Катюха выдохнула струйку дыма, усмехнулась с прищуром:
– Все вам расскажи, Эдуард Васильевич!
– Ну расскажи, расскажи. – Он изменил тон: – Приказываю, как твой непосредственный начальник.
Медсестра с улыбкой уставилась ему в глаза:
– Откуда такой интерес? Запретный плод сладок?
– Сладок, сладок, ну?
– А что мне за это будет?
– Придумаю.
– Сейчас думайте.
– Обедом тебя в столовой накормлю.
– Ага, купить решили за тарелку борща? Щас.
– Семь дней буду тебя кормить обедами.
Катюха притворно задумалась.
– Не, в кафе «Русалка» меня сводите, вискариком угостите.
– Ну хорошо, Катюха, свожу и угощу.
– А со щами предложение отпадает?
– И неделю щами кормить в столовой буду. Идет?
– Договорились, товарищ доктор.
– Только честно говори! Может, у нее шрамы какие-то? Мы и об этом думали.
– Кто это «мы»?
– Врачи.
– А-а. Вон вы о чем у себя трещите! Протез у нее вместо ноги.
– Что?!
– А как бегает, да? Вместо левой протез.
– Правда?!
– Да шучу я! Какой вы стрёмный. Нет у нее протеза. И шрамов тоже.
– Болтушка ты, – отпустило Бережного.
– Какая есть. Мы с Сонькой глаз от нее в душе отвести не могли, а она застеснялась, глупая, заторопилась. Я ей сказала: «Ликуня, чего ты жмешься? Пользуйся тем, что у тебя есть. Не тушуйся. Смелее будь. Чего тянешь? Это как на сундуке с золотом сидеть и даже под жопу не заглянуть. Ни одной монеткой не воспользоваться. Дурой не будь: жизнь – она одна».
– Так и сказала?
– Ага.
– И что она?
– Вытерлась, оделась и убежала.
Бережной приторно улыбнулся и рассеянно спросил:
– Значит, офигенная наша молодуха?
– Именно.
– А может, она лесби? – нахмурился он.
– Нет, у нашей Лики другое.
– Что другое?
– Комплексы.
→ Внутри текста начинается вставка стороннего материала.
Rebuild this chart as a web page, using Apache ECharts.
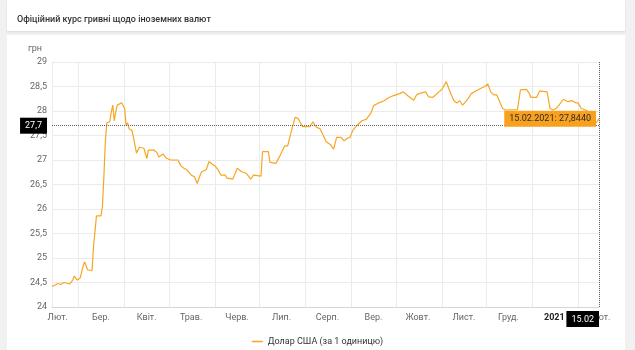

Ее расшевелить надо. Растормошить. Подпоить. Зажать. Пощупать-поласкать. Поцеловать, да погорячее. Соблазнить, короче.
Врач усмехнулся:
– Погорельцев предлагал надавить – силой взять.
– Тоже вариант. Наш седой мерин знает, о чем говорит. По молодости, небось, маньяком был. Так когда мы вискарик пойдем пить, Эдуард Васильевич?
– Скоро, Катюха, скоро.
Главврач Иван Иванович Троепольский, для своих просто «Сан Саныч», не долго думал, кого из медперсонала прикрепить к новой пациентке, которую срочно доставила к ним бригада санитаров.